Why batteries matter

Battery energy storage infrastructure, currently dominated by lithium-ion, is essential for short-to-medium duration grid services, helping balance variable generation, regulate frequency, and offering rapid response grid support.

The explosive growth of BESS

• As of May 2024, the UK had 8.7 GW of BESS capacity either operational or under construction, compared to approximately 2.1 GW in 2020.
• Over 30 GW has already secured consent, and by the end of 2023 the project pipeline reached 95 GW.

Key projects

• Bramley BESS (Hampshire): 100 MW / 331 MWh, currently the UK’s largest energy storage project.
• Fidra Energy (Thorpe Marsh): A 1.4 GW / 3.1 GWh BESS being built on a former coal site.
• Copenhagen Infrastructure Partners (CIP): Two 500 MW / 3 GWh systems planned in Scotland.
• Invinity Energy Systems: A 20.7 MWh vanadium flow battery in Southeast England, operational by 2026, demonstrating non-lithium alternatives for grid-scale energy storage.
• Apatura Projects: Systems near Glasgow (150 MW) and Stirling (400 MW) are in development.

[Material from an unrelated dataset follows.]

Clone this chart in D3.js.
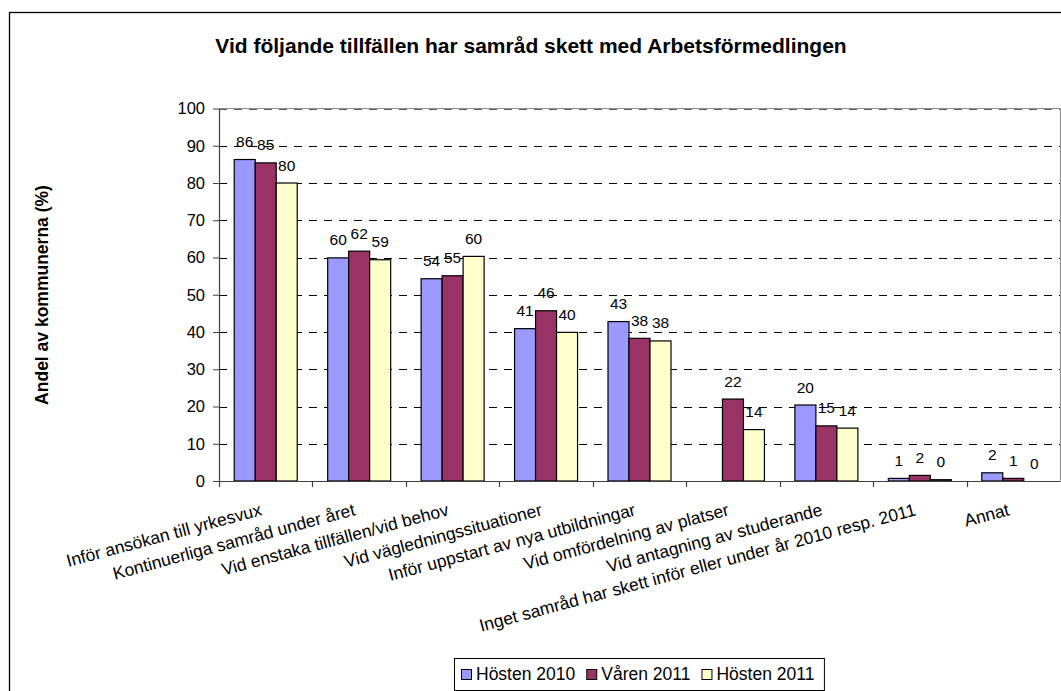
<!DOCTYPE html>
<html><head><meta charset="utf-8">
<script src="https://cdn.jsdelivr.net/npm/d3@7"></script>
<style>
body{margin:0;background:#fff}
svg{display:block}
text{font-family:"Liberation Sans",Arial,sans-serif;fill:#000}
</style>
</head><body>
<svg id="c" width="1061" height="691"></svg>
<script>
const categories = [
  "Inför ansökan till yrkesvux",
  "Kontinuerliga samråd under året",
  "Vid enstaka tillfällen/vid behov",
  "Vid vägledningssituationer",
  "Inför uppstart av nya utbildningar",
  "Vid omfördelning av platser",
  "Vid antagning av studerande",
  "Inget samråd har skett inför eller under år 2010 resp. 2011",
  "Annat"
];
const seriesNames = ["Hösten 2010", "Våren 2011", "Hösten 2011"];
const hosten2010 = [86.3, 59.9, 54.3, 40.9, 42.8, null, 20.4, 0.7, 2.2];
const varen2011  = [85.4, 61.7, 55.1, 45.7, 38.3, 22.0, 14.8, 1.5, 0.7];
const hosten2011 = [80.0, 59.4, 60.3, 39.9, 37.6, 13.8, 14.2, 0.35, 0];
const yTicks = [0, 10, 20, 30, 40, 50, 60, 70, 80, 90, 100];
const colors = ["#9999FF", "#993366", "#FFFFCC"];
const titleText = "Vid följande tillfällen har samråd skett med Arbetsförmedlingen";
const yTitleText = "Andel av kommunerna (%)";

const seriesValues = [hosten2010, varen2011, hosten2011];
const svg = d3.select("#c");
const P = {left: 219, right: 1060, top: 108.5, bottom: 481};

// outer chart border
svg.append("rect").attr("x", 9.5).attr("y", 12.5).attr("width", 1100).attr("height", 700)
  .attr("fill", "#fff").attr("stroke", "#000").attr("stroke-width", 1.3);

const x0 = d3.scaleBand().domain(categories).range([P.left, P.right]).padding(0);
const groupW = 63;
const x1 = d3.scaleBand().domain(seriesNames).range([(x0.bandwidth() - groupW) / 2, (x0.bandwidth() + groupW) / 2]).padding(0);
const y = d3.scaleLinear().domain([0, 100]).range([P.bottom, P.top]);

// plot area border (top/right, gray)
svg.append("path")
  .attr("d", `M${P.left},${P.top}H${P.right + 0.5}V${P.bottom}`)
  .attr("fill", "none").attr("stroke", "#909090").attr("stroke-width", 1.2);

// gridlines
svg.append("g").selectAll("line").data(yTicks.filter(d => d > 0)).join("line")
  .attr("x1", P.left).attr("x2", P.right)
  .attr("y1", d => Math.round(y(d)) + 0.5).attr("y2", d => Math.round(y(d)) + 0.5)
  .attr("stroke", d => d === 100 ? "#606060" : "#000").attr("stroke-width", 1)
  .attr("stroke-dasharray", "8,7");

// bars
const rows = [];
categories.forEach((c, i) => {
  seriesNames.forEach((s, j) => {
    rows.push({cat: c, ser: s, v: seriesValues[j][i], color: colors[j]});
  });
});
const valid = rows.filter(d => d.v !== null);
svg.append("g").selectAll("rect").data(valid).join("rect")
  .attr("x", d => x0(d.cat) + x1(d.ser))
  .attr("y", d => y(d.v))
  .attr("width", x1.bandwidth())
  .attr("height", d => y(0) - y(d.v))
  .attr("fill", d => d.color)
  .attr("stroke", "#000").attr("stroke-width", 1.2);

// data labels
svg.append("g").selectAll("text").data(valid).join("text")
  .attr("x", d => x0(d.cat) + x1(d.ser) + x1.bandwidth() / 2)
  .attr("y", d => y(d.v) - 12.5)
  .attr("text-anchor", "middle")
  .attr("font-size", 15.5)
  .text(d => d3.format(".0f")(d.v));

// y axis
const yAxis = svg.append("g").attr("transform", `translate(${P.left},0)`)
  .call(d3.axisLeft(y).tickValues(yTicks).tickSize(6).tickSizeOuter(0).tickPadding(8));
yAxis.select(".domain").attr("stroke", "#404040").attr("stroke-width", 1.2);
yAxis.selectAll(".tick line").attr("stroke", "#404040");
yAxis.selectAll(".tick text").attr("font-size", 16.5).attr("font-family", "Liberation Sans, Arial, sans-serif").attr("fill", "#000");

// x axis line and boundary ticks
const xAxis = svg.append("g").attr("transform", `translate(0,${P.bottom})`)
  .call(d3.axisBottom(x0).tickSize(0).tickSizeOuter(0).tickFormat(""));
xAxis.select(".domain").attr("stroke", "#404040").attr("stroke-width", 1.2);
const bounds = categories.map(c => x0(c));
svg.append("g").selectAll("line").data(bounds).join("line")
  .attr("x1", d => Math.round(d) + 0.5).attr("x2", d => Math.round(d) + 0.5)
  .attr("y1", P.bottom).attr("y2", P.bottom + 6)
  .attr("stroke", "#404040").attr("stroke-width", 1.2);

// x labels (rotated)
svg.append("g").selectAll("text").data(categories).join("text")
  .attr("transform", d => `translate(${x0(d) + x0.bandwidth() / 2 - 3},${P.bottom + 34}) rotate(-15)`)
  .attr("text-anchor", "end")
  .attr("font-size", 17.5)
  .text(d => d);

// title
svg.append("text").attr("x", 531).attr("y", 53).attr("text-anchor", "middle")
  .attr("font-size", 21).attr("font-weight", "bold").text(titleText);

// y title
svg.append("text").attr("transform", "translate(48,295) rotate(-90)")
  .attr("text-anchor", "middle").attr("font-size", 17.5).attr("font-weight", "bold")
  .text(yTitleText);

// legend
const lg = svg.append("g");
const lgBox = lg.append("rect").attr("x", 454.5).attr("y", 658.5).attr("height", 32)
  .attr("fill", "#fff").attr("stroke", "#000").attr("stroke-width", 1);
let lx = 461;
seriesNames.forEach((s, j) => {
  lg.append("rect").attr("x", lx + 0.5).attr("y", 669.5).attr("width", 10).attr("height", 10)
    .attr("fill", colors[j]).attr("stroke", "#000").attr("stroke-width", 1);
  const t = lg.append("text").attr("x", lx + 15).attr("y", 680).attr("font-size", 17.5).text(s);
  const w = t.node().getComputedTextLength();
  lx = lx + 15 + w + 11;
});
lgBox.attr("width", lx - 11 + 10 - 454.5);
</script>
</body></html>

5. The Future of UK Energy Storage

The UK government and regulators now recognise storage as a critical enabler of net zero. For a system powered by renewables, the ability to store and dispatch electricity flexibly is absolutely vital.

What comes next? Our projected timeline:

• 2025–26: LAES Carrington begins operations; Invinity’s flow battery comes online. Cap-and-floor mechanism announces its first projects.
• 2026–27: Construction milestones for pumped hydro projects like Glen Earrach, Earba and Fearna, the first UK CAES plant comes online[EC1] .
• By 2030: Coire Glas and other long-duration systems enter service; multiple LAES plants operational; battery build-out accelerates.
• By 2050: Achieve 20 GW of long-duration energy storage, supporting a 100% clean power grid.

A Multi-Technology approach to Energy Resilience

From the caverns of Teesside and the reservoirs of Scotland to futuristic cryogenic tanks near Manchester, the UK is assembling a flexible, secure and low-carbon energy storage landscape. Pumped hydro is being revitalised, LAES is commercialising, CAES is advancing from concept to pilot, and batteries are being deployed at unprecedented scale.

This multi-pronged approach will enable the UK to harness its vast renewable potential, avoid curtailment costs, and keep the lights on securely, all while cutting carbon emissions and building a greener future.